Interior’s Bernhardt worked closely on matters he promised to avoid [Politico]

Interior Secretary David Bernhardt began working on policies that would aid one of his former lobbying clients within weeks of joining the Trump administration, according to a POLITICO analysis of agency documents — a revelation that adds to the ethics questions dogging his leadership of the agency. Bernhardt’s efforts, beginning in at least October 2017, included shaping the department’s response to a key portion of a water infrastructure law he had helped pass as a lobbyist for California farmers, recently released calendars show….Interior’s inspector general is probing whether Bernhardt violated ethics rules by working on policies he had pushed as a lobbyist for the Westlands Water District, a job that earned his former firm more than $1.3 million in the five years before he returned to government service.


Court: EPA has 90 days to justify use of dangerous pesticide [Associated Press]

A federal appeals court has given the Environmental Protection Agency 90 days to justify why a widely used but dangerous pesticide should stay on the market.

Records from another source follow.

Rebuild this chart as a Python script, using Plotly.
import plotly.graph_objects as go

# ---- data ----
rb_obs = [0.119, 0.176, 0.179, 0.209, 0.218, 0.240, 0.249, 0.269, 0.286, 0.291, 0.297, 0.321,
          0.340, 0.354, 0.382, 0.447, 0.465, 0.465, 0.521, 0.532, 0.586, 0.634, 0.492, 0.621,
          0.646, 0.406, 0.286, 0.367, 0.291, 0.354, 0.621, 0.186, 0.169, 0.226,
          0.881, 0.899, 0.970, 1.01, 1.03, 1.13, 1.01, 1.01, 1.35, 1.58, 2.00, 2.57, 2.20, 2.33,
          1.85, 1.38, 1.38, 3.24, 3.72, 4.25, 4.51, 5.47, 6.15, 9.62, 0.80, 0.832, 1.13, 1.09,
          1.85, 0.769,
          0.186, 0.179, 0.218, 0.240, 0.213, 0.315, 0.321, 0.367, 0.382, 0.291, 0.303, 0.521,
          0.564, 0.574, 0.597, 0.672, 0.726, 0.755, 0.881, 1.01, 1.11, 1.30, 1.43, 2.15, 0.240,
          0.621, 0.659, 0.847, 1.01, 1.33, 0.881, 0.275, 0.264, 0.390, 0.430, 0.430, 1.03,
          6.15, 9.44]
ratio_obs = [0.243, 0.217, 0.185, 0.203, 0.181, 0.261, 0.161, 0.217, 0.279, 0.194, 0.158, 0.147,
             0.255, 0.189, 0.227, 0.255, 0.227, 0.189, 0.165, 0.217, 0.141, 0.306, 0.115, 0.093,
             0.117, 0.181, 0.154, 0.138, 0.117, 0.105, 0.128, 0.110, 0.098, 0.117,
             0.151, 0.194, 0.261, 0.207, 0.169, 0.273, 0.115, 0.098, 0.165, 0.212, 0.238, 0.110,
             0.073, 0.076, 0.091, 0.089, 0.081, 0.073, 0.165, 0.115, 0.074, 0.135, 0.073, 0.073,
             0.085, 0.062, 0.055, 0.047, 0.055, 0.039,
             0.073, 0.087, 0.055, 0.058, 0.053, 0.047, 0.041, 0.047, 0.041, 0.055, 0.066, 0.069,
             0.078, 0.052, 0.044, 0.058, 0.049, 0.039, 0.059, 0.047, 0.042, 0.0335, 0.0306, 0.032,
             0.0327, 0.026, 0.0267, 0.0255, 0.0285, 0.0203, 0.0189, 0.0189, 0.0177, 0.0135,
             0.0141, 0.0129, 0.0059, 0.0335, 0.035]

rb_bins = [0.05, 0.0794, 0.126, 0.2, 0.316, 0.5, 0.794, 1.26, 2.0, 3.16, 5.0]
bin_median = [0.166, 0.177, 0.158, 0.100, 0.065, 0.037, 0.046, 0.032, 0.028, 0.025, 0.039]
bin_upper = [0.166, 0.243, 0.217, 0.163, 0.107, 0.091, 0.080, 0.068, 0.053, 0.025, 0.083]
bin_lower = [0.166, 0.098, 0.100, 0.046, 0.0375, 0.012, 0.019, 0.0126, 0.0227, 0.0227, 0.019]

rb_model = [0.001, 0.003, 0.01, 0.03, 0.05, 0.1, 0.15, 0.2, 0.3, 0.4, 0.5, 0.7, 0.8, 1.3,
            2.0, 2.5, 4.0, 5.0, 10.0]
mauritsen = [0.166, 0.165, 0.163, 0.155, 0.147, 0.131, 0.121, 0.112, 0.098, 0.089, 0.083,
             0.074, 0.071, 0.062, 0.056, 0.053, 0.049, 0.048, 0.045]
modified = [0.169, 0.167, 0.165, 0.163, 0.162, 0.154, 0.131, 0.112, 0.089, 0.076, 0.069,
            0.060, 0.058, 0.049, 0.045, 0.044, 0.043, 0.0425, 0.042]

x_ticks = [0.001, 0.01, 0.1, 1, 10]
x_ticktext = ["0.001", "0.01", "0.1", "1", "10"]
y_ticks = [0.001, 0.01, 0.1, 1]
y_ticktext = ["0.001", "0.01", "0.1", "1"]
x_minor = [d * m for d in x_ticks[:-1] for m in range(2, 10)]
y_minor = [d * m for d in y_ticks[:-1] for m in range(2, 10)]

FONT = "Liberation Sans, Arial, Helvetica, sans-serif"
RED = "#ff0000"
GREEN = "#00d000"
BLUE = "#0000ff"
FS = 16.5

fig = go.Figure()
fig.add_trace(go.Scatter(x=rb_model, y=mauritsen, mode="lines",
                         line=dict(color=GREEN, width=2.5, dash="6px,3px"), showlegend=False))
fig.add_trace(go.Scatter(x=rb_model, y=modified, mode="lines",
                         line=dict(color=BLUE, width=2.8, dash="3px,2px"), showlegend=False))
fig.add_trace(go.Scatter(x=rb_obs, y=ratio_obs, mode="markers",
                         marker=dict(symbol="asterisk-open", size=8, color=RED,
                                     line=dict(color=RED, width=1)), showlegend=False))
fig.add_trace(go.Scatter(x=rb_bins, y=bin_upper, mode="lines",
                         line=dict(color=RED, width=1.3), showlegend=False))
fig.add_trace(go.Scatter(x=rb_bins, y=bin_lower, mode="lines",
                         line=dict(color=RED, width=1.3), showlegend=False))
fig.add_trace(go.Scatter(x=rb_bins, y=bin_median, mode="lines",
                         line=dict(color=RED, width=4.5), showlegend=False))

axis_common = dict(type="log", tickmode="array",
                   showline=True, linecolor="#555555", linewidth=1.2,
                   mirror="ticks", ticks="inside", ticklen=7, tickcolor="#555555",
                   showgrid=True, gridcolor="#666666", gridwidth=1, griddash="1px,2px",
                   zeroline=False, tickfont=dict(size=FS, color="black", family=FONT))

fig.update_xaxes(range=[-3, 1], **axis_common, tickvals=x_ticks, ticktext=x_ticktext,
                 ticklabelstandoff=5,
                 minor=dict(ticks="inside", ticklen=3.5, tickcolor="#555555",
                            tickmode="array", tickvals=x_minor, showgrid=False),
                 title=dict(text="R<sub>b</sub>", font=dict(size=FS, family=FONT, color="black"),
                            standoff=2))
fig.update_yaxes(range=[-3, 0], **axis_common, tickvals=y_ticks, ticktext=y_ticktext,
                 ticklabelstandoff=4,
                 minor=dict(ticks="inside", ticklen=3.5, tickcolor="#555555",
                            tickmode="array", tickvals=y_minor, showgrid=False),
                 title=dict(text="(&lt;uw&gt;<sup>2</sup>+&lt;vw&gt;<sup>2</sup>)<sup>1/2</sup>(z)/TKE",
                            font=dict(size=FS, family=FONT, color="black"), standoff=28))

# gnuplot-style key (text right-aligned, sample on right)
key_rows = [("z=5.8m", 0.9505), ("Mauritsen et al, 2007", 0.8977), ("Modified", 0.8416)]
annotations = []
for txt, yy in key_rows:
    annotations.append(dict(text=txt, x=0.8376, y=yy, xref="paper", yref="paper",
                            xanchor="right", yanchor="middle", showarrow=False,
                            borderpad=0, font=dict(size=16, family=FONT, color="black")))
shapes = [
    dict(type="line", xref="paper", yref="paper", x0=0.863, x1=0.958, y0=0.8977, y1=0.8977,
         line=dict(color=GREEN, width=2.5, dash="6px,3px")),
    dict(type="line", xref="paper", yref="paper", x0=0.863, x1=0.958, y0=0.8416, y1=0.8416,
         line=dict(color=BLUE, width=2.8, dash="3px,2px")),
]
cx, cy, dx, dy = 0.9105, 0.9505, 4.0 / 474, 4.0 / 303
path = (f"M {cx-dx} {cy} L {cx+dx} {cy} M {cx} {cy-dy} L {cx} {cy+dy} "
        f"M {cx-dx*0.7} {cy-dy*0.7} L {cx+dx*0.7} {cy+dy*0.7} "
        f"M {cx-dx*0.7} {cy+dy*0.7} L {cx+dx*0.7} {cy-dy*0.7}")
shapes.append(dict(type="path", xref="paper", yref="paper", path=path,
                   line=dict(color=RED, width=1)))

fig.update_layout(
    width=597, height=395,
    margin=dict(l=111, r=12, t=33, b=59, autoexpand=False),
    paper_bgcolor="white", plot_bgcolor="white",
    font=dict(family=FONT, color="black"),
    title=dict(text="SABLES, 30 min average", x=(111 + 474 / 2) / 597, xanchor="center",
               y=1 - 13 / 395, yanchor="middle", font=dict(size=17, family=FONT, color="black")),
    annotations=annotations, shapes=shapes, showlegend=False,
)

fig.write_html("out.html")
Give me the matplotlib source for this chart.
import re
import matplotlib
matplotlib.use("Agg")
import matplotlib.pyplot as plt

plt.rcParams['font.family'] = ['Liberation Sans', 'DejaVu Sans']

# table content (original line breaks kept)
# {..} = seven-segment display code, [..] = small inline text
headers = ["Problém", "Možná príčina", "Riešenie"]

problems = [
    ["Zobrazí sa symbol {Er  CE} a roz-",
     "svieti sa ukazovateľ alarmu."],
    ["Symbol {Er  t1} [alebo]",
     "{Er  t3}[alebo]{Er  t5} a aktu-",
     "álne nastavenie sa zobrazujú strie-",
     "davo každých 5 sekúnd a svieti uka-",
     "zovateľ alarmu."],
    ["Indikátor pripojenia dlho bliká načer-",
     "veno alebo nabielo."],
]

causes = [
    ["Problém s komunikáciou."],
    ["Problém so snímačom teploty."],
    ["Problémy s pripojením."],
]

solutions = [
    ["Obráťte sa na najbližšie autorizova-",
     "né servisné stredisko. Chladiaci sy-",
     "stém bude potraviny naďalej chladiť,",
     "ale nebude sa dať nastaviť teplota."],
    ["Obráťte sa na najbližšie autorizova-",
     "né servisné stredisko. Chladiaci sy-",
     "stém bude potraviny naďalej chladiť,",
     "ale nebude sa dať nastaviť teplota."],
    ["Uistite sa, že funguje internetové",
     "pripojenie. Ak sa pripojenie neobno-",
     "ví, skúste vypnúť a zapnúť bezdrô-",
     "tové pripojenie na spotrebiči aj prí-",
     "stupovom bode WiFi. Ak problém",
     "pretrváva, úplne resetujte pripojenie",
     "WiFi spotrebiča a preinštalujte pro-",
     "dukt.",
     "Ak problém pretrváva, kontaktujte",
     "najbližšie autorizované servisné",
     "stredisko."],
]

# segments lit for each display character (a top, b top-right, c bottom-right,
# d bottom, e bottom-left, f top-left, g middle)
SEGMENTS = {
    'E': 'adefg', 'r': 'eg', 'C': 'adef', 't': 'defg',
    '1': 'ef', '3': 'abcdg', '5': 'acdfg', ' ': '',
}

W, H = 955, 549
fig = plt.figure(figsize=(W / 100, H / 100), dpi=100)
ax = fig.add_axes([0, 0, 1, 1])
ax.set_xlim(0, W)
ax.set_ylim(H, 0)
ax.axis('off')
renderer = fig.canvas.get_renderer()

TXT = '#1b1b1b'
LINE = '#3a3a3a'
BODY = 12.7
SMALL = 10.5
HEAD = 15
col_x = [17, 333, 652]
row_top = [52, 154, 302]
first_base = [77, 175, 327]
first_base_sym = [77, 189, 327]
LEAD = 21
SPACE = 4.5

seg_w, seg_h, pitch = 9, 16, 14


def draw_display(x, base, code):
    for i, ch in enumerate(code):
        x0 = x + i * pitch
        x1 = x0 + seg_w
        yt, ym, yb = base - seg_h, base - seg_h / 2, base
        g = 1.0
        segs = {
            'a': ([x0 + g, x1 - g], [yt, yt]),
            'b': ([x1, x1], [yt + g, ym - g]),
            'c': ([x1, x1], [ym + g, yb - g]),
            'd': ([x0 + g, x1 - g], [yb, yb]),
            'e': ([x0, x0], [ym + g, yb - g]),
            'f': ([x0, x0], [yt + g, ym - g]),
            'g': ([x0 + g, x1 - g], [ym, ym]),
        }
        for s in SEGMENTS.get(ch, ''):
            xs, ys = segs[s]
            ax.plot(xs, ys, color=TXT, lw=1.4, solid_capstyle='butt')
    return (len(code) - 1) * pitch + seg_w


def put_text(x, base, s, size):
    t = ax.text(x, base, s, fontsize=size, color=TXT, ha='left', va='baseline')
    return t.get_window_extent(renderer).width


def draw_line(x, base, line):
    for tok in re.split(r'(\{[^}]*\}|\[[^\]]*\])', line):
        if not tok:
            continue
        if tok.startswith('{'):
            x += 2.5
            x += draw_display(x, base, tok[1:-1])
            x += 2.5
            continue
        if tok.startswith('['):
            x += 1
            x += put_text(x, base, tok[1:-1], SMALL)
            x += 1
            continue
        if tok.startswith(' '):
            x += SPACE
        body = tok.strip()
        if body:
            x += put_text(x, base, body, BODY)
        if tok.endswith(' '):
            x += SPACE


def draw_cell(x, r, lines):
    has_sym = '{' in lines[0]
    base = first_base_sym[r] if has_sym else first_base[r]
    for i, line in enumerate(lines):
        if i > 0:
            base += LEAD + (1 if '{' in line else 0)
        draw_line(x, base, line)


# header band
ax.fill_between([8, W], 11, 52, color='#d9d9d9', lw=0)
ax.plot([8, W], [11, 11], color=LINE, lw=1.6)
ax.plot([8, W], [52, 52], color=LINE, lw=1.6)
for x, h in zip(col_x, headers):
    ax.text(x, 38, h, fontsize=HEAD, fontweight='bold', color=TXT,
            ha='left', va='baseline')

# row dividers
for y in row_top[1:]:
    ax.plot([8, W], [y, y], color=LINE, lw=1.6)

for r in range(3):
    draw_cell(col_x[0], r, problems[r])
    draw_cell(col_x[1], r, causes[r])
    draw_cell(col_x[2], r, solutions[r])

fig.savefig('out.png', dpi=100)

The 9th U.S. Circuit Court of Appeals on Friday issued the order at the request of a coalition of farmworker and environmental groups. The attorneys general for several states, including California, Washington, New York and Massachusetts, joined the case. The groups sued after then-EPA chief Scott Pruitt reversed an Obama-era effort to ban chlorpyrifos, which is widely sprayed on citrus fruit and other crops.


California has farmers growing weeds. Why? To capture carbon [KQED, San Francisco]

…California’s farmers are receiving millions of dollars to pull carbon out of the atmosphere, something the state says is crucial for meeting its ambitious climate goals. The state is paying them to grow plants, which absorb carbon and help move it into the soil where it can be stored long-term. That makes California home to some of the first official “carbon farmers” in the country.


Sweet corn out, sweet potatoes in: Data shows fundamental shifts in American farming [Washington Post]

The American vegetable landscape has shifted. Farmers are abandoning one-time basics such as sweet corn, green beans, peas and potatoes. In their place, they’re planting sweet potatoes and leafy greens such as spinach, kale and romaine lettuce….Once every five years, the USDA Census of Agriculture provides a definitive guide to the trends behind the nation’s farms and diets. The latest figures, released last week, show broad dietary upheaval. In many cases, they show vegetables that may once have been dismissed as fads or trends are reshaping America’s agricultural landscape.


Charley Hess, dean who built UC Davis agriculture college’s reputation, dies at 87 [Sacramento Bee]

Charles “Charley” Hess, the dean emeritus of the College of Agricultural and Environmental Sciences at UC Davis who was instrumental in building the college’s reputation as one of the top schools for agricultural and environmental studies in the world, has died. He was 87….A highly regarded researcher and administrator, Hess was appointed assistant secretary for science and education in the Agriculture Department by President George H.W. Bush in 1989, after he had served as dean at UC Davis for 14 years….Colleagues said Hess’ leadership as dean was critical to building the success and prestige of the College of Agricultural and Environmental Sciences, Davis’ premier program.